Claire Morandin – The Gender Gap in Science and Medicine

Claire Morandin, University of Helsinki, discusses her research
Claire Morandin event flyer

The second Making Waves seminar is coming up on Thursday 12 November. Making Waves seminars feature a talk by an expert speaker followed by group discussions. The events have moved to take place entirely online.

If you are interested in attending this event but cannot come in person, it will also be possible to join online. Please sign up via the registration link and select "attend online".

Talk Abstract

More and more publications have raised concerned of the significant and alarming gender differences in the productivity and influence of academic careers across science, technology, engineering, and mathematics (STEM) fields. In their 2018, Hollman et al.  PLoS Biology paper, the authors found that there is a striking shortage of women in many fields of science and medicine. They analysed the names of authors listed on 36 millions of scientific papers over recent decades. They projected that given the current (slow) rate of progress, it will take hundreds of years to close the gender gap in many fields. Following this first study, Dr Hollman and I used this dataset to look at patterns of collaboration within and between genders. We found that researchers have strong tendency to collaborate with same-gendered colleagues, in essentially all fields of research.
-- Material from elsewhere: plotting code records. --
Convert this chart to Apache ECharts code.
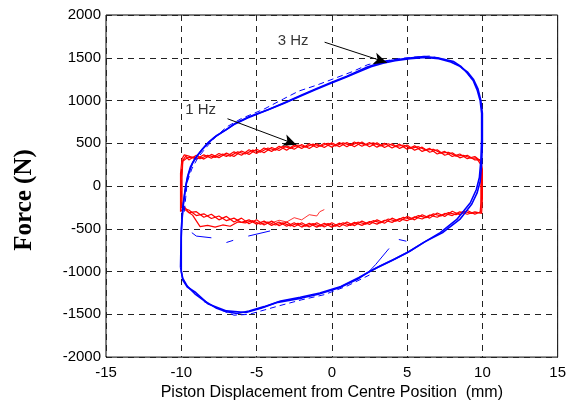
<!DOCTYPE html>
<html>
<head>
<meta charset="utf-8">
<script src="https://cdn.jsdelivr.net/npm/echarts@6/dist/echarts.min.js"></script>
<style>
html,body{margin:0;padding:0;background:#fff;}
#chart{width:569px;height:406px;}
</style>
</head>
<body>
<div id="chart"></div>
<script>
// Axis ranges / ticks
var xTicks = [-15, -10, -5, 0, 5, 10, 15];
var yTicks = [-2000, -1500, -1000, -500, 0, 500, 1000, 1500, 2000];
var xLabel = 'Piston Displacement from Centre Position  (mm)';
var yLabel = 'Force (N)';

// 1 Hz loops (red): displacement (mm), force (N)
var red1 = [[-10.0,-250],[-10.0,100],[-9.9,300],[-9.7,350],[-9.5,305],[-9.0,360],[-8.5,315],[-8.0,370],[-7.5,330],[-7.0,385],[-6.5,345],[-6.0,410],[-5.5,370],[-5.0,430],[-4.5,390],[-4.0,450],[-3.5,415],[-3.0,470],[-2.5,430],[-2.0,485],[-1.5,440],[-1.0,495],[-0.5,450],[0.0,505],[0.5,460],[1.0,510],[1.5,460],[2.0,515],[2.5,460],[3.0,505],[3.5,450],[4.0,495],[4.5,440],[5.0,480],[5.5,420],[6.0,455],[6.5,395],[7.0,425],[7.5,360],[8.0,390],[8.5,330],[9.0,360],[9.5,305],[9.8,310],[9.95,260],[9.95,-100],[9.9,-300],[9.5,-330],[9.0,-285],[8.5,-335],[8.0,-295],[7.5,-355],[7.0,-315],[6.5,-375],[6.0,-335],[5.5,-395],[5.0,-355],[4.5,-415],[4.0,-375],[3.5,-435],[3.0,-395],[2.5,-450],[2.0,-410],[1.5,-465],[1.0,-420],[0.5,-475],[0.0,-430],[-0.5,-480],[-1.0,-430],[-1.5,-480],[-2.0,-430],[-2.5,-475],[-3.0,-420],[-3.5,-465],[-4.0,-410],[-4.5,-455],[-5.0,-395],[-5.5,-440],[-6.0,-375],[-6.5,-420],[-7.0,-355],[-7.5,-395],[-8.0,-330],[-8.5,-365],[-9.0,-300],[-9.5,-310],[-9.8,-240],[-10.0,-250]];
var red2 = [[-10.05,-300],[-10.05,150],[-9.95,320],[-9.8,365],[-9.5,350],[-9.0,315],[-8.5,365],[-8.0,325],[-7.5,380],[-7.0,345],[-6.5,400],[-6.0,360],[-5.5,425],[-5.0,380],[-4.5,445],[-4.0,405],[-3.5,465],[-3.0,420],[-2.5,480],[-2.0,440],[-1.5,495],[-1.0,450],[-0.5,500],[0.0,455],[0.5,510],[1.0,460],[1.5,515],[2.0,465],[2.5,510],[3.0,455],[3.5,500],[4.0,445],[4.5,490],[5.0,430],[5.5,470],[6.0,405],[6.5,440],[7.0,375],[7.5,405],[8.0,345],[8.5,375],[9.0,320],[9.5,345],[9.85,300],[10.0,200],[10.0,-150],[9.95,-320],[9.5,-300],[9.0,-330],[8.5,-300],[8.0,-345],[7.5,-320],[7.0,-365],[6.5,-340],[6.0,-385],[5.5,-360],[5.0,-405],[4.5,-380],[4.0,-425],[3.5,-400],[3.0,-445],[2.5,-415],[2.0,-460],[1.5,-425],[1.0,-470],[0.5,-435],[0.0,-480],[-0.5,-435],[-1.0,-480],[-1.5,-435],[-2.0,-480],[-2.5,-430],[-3.0,-470],[-3.5,-420],[-4.0,-460],[-4.5,-410],[-5.0,-445],[-5.5,-395],[-6.0,-425],[-6.5,-375],[-7.0,-405],[-7.5,-350],[-8.0,-380],[-8.5,-325],[-9.0,-345],[-9.5,-280],[-9.85,-260],[-10.05,-300]];
var red3 = [[-9.95,-280],[-9.95,100],[-9.9,290],[-9.6,330],[-9.25,340],[-8.75,320],[-8.25,360],[-7.75,335],[-7.25,375],[-6.75,350],[-6.25,400],[-5.75,375],[-5.25,420],[-4.75,395],[-4.25,445],[-3.75,420],[-3.25,465],[-2.75,440],[-2.25,480],[-1.75,455],[-1.25,490],[-0.75,465],[-0.25,500],[0.25,470],[0.75,505],[1.25,475],[1.75,510],[2.25,480],[2.75,505],[3.25,470],[3.75,495],[4.25,460],[4.75,480],[5.25,440],[5.75,460],[6.25,420],[6.75,430],[7.25,385],[7.75,395],[8.25,350],[8.75,360],[9.25,325],[9.6,330],[9.9,250],[9.9,-200],[9.85,-310],[9.6,-310],[9.25,-320],[8.75,-295],[8.25,-335],[7.75,-310],[7.25,-350],[6.75,-325],[6.25,-370],[5.75,-345],[5.25,-390],[4.75,-365],[4.25,-410],[3.75,-385],[3.25,-430],[2.75,-405],[2.25,-445],[1.75,-420],[1.25,-460],[0.75,-430],[0.25,-470],[-0.25,-440],[-0.75,-470],[-1.25,-440],[-1.75,-470],[-2.25,-435],[-2.75,-465],[-3.25,-430],[-3.75,-455],[-4.25,-420],[-4.75,-445],[-5.25,-405],[-5.75,-430],[-6.25,-420],[-6.75,-470],[-7.25,-455],[-7.75,-480],[-8.25,-460],[-8.75,-475],[-9.25,-340],[-9.5,-310],[-9.8,-270],[-9.95,-280]];
var redTail = [[-4.0,-430],[-3.5,-400],[-3.0,-420],[-2.5,-370],[-2.0,-395],[-1.5,-335],[-1.0,-350],[-0.8,-300],[-0.5,-275]];

// 3 Hz loops (blue)
var blue1 = [[-10.0,-900],[-10.0,-600],[-9.95,-400],[-9.85,-200],[-9.7,0],[-9.5,150],[-9.25,270],[-9.0,340],[-8.6,430],[-8.2,510],[-7.7,585],[-7.0,660],[-6.4,735],[-5.5,810],[-4.2,895],[-3.0,985],[-2.0,1065],[-1.0,1140],[0.0,1215],[1.0,1285],[1.7,1340],[2.4,1395],[3.2,1440],[4.0,1470],[5.0,1495],[6.1,1515],[7.0,1500],[8.1,1455],[8.6,1395],[9.0,1320],[9.4,1230],[9.65,1125],[9.85,1000],[9.95,850],[9.95,550],[9.9,300],[9.8,100],[9.6,-40],[9.2,-195],[8.3,-390],[7.2,-545],[6.0,-670],[5.0,-780],[4.0,-870],[3.0,-955],[2.4,-1010],[1.7,-1090],[0.5,-1190],[-0.9,-1265],[-2.0,-1310],[-3.6,-1360],[-4.7,-1430],[-5.7,-1478],[-7.0,-1460],[-8.2,-1380],[-9.04,-1245],[-9.6,-1180],[-9.9,-1100],[-10.0,-1000],[-10.0,-900]];
var blue2 = [[-10.05,-950],[-10.0,-500],[-9.9,-250],[-9.75,-50],[-9.6,100],[-9.4,220],[-9.1,320],[-8.7,410],[-8.3,490],[-7.8,570],[-7.2,640],[-6.5,720],[-5.6,795],[-4.4,880],[-3.2,965],[-2.1,1050],[-1.1,1125],[-0.1,1200],[0.9,1270],[1.8,1335],[2.6,1395],[3.4,1435],[4.2,1465],[5.2,1490],[6.2,1505],[7.1,1490],[7.9,1450],[8.5,1400],[9.0,1335],[9.4,1250],[9.7,1140],[9.9,1000],[10.0,850],[10.0,500],[9.95,250],[9.85,50],[9.65,-80],[9.3,-210],[8.5,-390],[7.4,-540],[6.2,-650],[5.2,-760],[4.2,-850],[3.2,-935],[2.5,-1000],[1.8,-1070],[0.6,-1175],[-0.8,-1250],[-2.1,-1300],[-3.4,-1345],[-4.5,-1410],[-5.5,-1460],[-6.3,-1490],[-7.0,-1470],[-7.7,-1425],[-8.4,-1350],[-9.1,-1260],[-9.6,-1170],[-9.9,-1080],[-10.05,-950]];
var blueDashUpper = [[-9.8,-300],[-9.6,50],[-9.3,200],[-8.9,330],[-8.4,440],[-7.8,560],[-7.0,690],[-6.0,790],[-4.5,900],[-3.2,1020],[-2.2,1110],[-1.0,1180],[0.2,1260],[1.4,1340],[2.4,1420],[3.4,1460],[4.5,1490],[5.6,1510],[6.5,1520],[7.5,1480],[8.3,1420],[8.9,1340],[9.3,1250]];
var blueDashLower = [[-8.5,-1350],[-7.5,-1440],[-6.5,-1510],[-5.5,-1500],[-4.5,-1450],[-3.5,-1400],[-2.0,-1330],[-0.5,-1270],[1.0,-1170],[2.5,-1040]];
var blueBits = [
  [[-9.3,-545],[-9.0,-585],[-8.0,-605]],
  [[-7.0,-660],[-6.55,-635]],
  [[-5.55,-585],[-4.1,-525]],
  [[4.45,-625],[4.95,-645]],
  [[2.3,-1030],[2.9,-920],[3.8,-730]]
];

// Annotations
var notes = [
  {text: '3 Hz', at: [-2.57, 1697], from: [-0.48, 1682], to: [3.65, 1444]},
  {text: '1 Hz', at: [-8.71, 892], from: [-6.93, 787], to: [-2.35, 484]}
];

var chart = echarts.init(document.getElementById('chart'), null, {renderer: 'canvas'});
var FONT = 'Liberation Sans';

function lineSeries(data, color, width, dashed) {
  return {
    type: 'line', data: data, showSymbol: false, symbol: 'none', silent: true,
    lineStyle: {color: color, width: width, type: dashed ? [6, 4] : 'solid'},
    animation: false, z: 3
  };
}

var series = [];
[red1, red2, red3].forEach(function (d) { series.push(lineSeries(d, '#ff0000', 1.2)); });
series.push(lineSeries(redTail, '#ff0000', 0.8));
[blue1, blue2].forEach(function (d) { series.push(lineSeries(d, '#0000ff', 1.6)); });
series.push(lineSeries(blueDashUpper, '#0000ff', 1, true));
series.push(lineSeries(blueDashLower, '#0000ff', 1, true));
blueBits.forEach(function (d) { series.push(lineSeries(d, '#0000ff', 1)); });

// Arrows
series.push({
  type: 'line', data: [], silent: true, animation: false,
  markLine: {
    silent: true, animation: false,
    symbol: ['none', 'arrow'], symbolSize: [9, 13],
    lineStyle: {color: '#000', width: 1, type: 'solid'},
    label: {show: false},
    data: notes.map(function (n) { return [{coord: n.from}, {coord: n.to}]; })
  }
});
// Labels
series.push({
  type: 'scatter', symbolSize: 0, silent: true, animation: false, z: 5,
  data: notes.map(function (n) { return {value: n.at, name: n.text}; }),
  label: {show: true, position: 'inside', formatter: '{b}', color: '#000',
          fontFamily: FONT, fontSize: 15}
});

chart.setOption({
  animation: false,
  grid: {left: 106, right: 7, top: 15, bottom: 48, show: true,
         borderColor: '#000', borderWidth: 1, backgroundColor: 'transparent'},
  xAxis: {
    type: 'value', min: xTicks[0], max: xTicks[xTicks.length - 1], interval: 5,
    name: xLabel, nameLocation: 'middle', nameGap: 25,
    nameTextStyle: {fontFamily: FONT, fontSize: 16, color: '#000'},
    axisLine: {show: false}, axisTick: {show: false},
    axisLabel: {color: '#000', fontFamily: FONT, fontSize: 15, margin: 8,
                formatter: function (v) { return String(v); }},
    splitLine: {show: true, lineStyle: {color: '#222', type: [6, 5], width: 1}}
  },
  yAxis: {
    type: 'value', min: yTicks[0], max: yTicks[yTicks.length - 1], interval: 500,
    axisLine: {show: false}, axisTick: {show: false},
    axisLabel: {color: '#000', fontFamily: FONT, fontSize: 15, margin: 5,
                formatter: function (v) { return String(v); }},
    splitLine: {show: true, lineStyle: {color: '#222', type: [6, 5], width: 1}}
  },
  graphic: [{
    type: 'text', x: 25, y: 200, rotation: Math.PI / 2,
    style: {text: yLabel, font: 'bold 25px "Liberation Serif"', fill: '#000',
            align: 'center', verticalAlign: 'middle'}
  }],
  series: series
});
</script>
</body>
</html>
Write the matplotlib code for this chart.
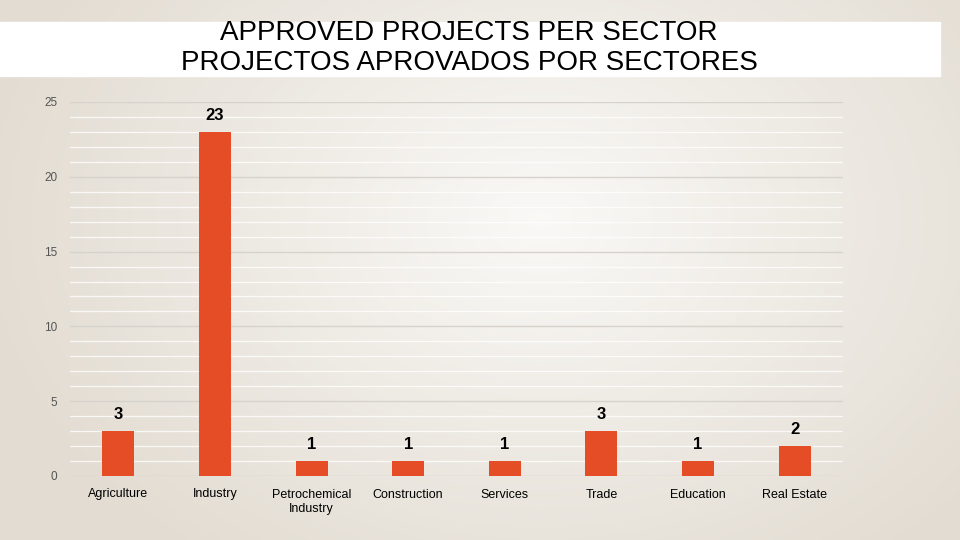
import matplotlib.pyplot as plt
import numpy as np
from matplotlib.patches import Rectangle
from matplotlib.ticker import MultipleLocator

sectors = ["Agriculture", "Industry", "Petrochemical\nIndustry", "Construction",
           "Services", "Trade", "Education", "Real Estate"]
projects = [3, 23, 1, 1, 1, 3, 1, 2]
title = "APPROVED PROJECTS PER SECTOR\nPROJECTOS APROVADOS POR SECTORES"

plt.rcParams["font.family"] = ["Liberation Sans", "DejaVu Sans"]

fig = plt.figure(figsize=(9.6, 5.4), dpi=100)

# radial gradient background
bg = fig.add_axes([0, 0, 1, 1], zorder=-10)
yy, xx = np.mgrid[0:540, 0:960]
r = np.sqrt(((xx - 540) / 560.0) ** 2 + ((yy - 220) / 420.0) ** 2)
r = np.clip(r, 0, 1)
c_in = np.array([0.978, 0.975, 0.965])
c_out = np.array([0.89, 0.865, 0.825])
img = c_in[None, None, :] * (1 - r[..., None]) + c_out[None, None, :] * r[..., None]
bg.imshow(img, aspect="auto", extent=[0, 1, 0, 1], origin="upper")
bg.axis("off")

# white title band
fig.patches.append(Rectangle((0, 1 - 76 / 540), 940 / 960, 54 / 540,
                             transform=fig.transFigure, color="white", zorder=-5))
fig.text(469 / 960, 1 - 48 / 540, title, ha="center", va="center",
         fontsize=20, linespacing=1.25, color="black")

ax = fig.add_axes([70 / 960, 64 / 540, 773 / 960, 374 / 540])
ax.patch.set_alpha(0)
x = np.arange(len(sectors))
ax.bar(x, projects, width=0.33, color="#e44d26", zorder=3)
for xi, v in zip(x, projects):
    ax.text(xi, v + 0.6, str(v), ha="center", va="bottom",
            fontsize=12, fontweight="bold", color="black")

ax.set_xlim(-0.5, len(sectors) - 0.5)
ax.set_ylim(0, 25)
ax.yaxis.set_major_locator(MultipleLocator(5))
ax.yaxis.set_minor_locator(MultipleLocator(1))
ax.grid(axis="y", which="minor", color="white", linewidth=0.9, alpha=0.8, zorder=1)
ax.grid(axis="y", which="major", color="#d6d2cc", linewidth=1.0, zorder=2)
ax.set_xticks(x)
ax.set_xticklabels(sectors, fontsize=9, color="black", linespacing=1.25)
ax.tick_params(axis="x", length=0, pad=9)
ax.tick_params(axis="y", which="both", length=0, labelsize=8.5,
               labelcolor="#555555", pad=9)
for s in ax.spines.values():
    s.set_visible(False)

fig.savefig("out.png", dpi=100)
Without further interventions, the gender gap in STEM is likely to persist for generations, particularly in surgery, computer science, physics and maths. In this talk, I will present the results of these two studies, to try to understand why the gender gap is likely to persist for generations. We must highlight the practical measures that are already known that could help close the gap.

Speaker Bio

Claire Morandin received her PhD from the University of Helsinki and currently holds an EMBO long-term fellowship with the University of Lausanne (Switzerland), studying molecular evolution and caste determination in social insects, using genomic tools.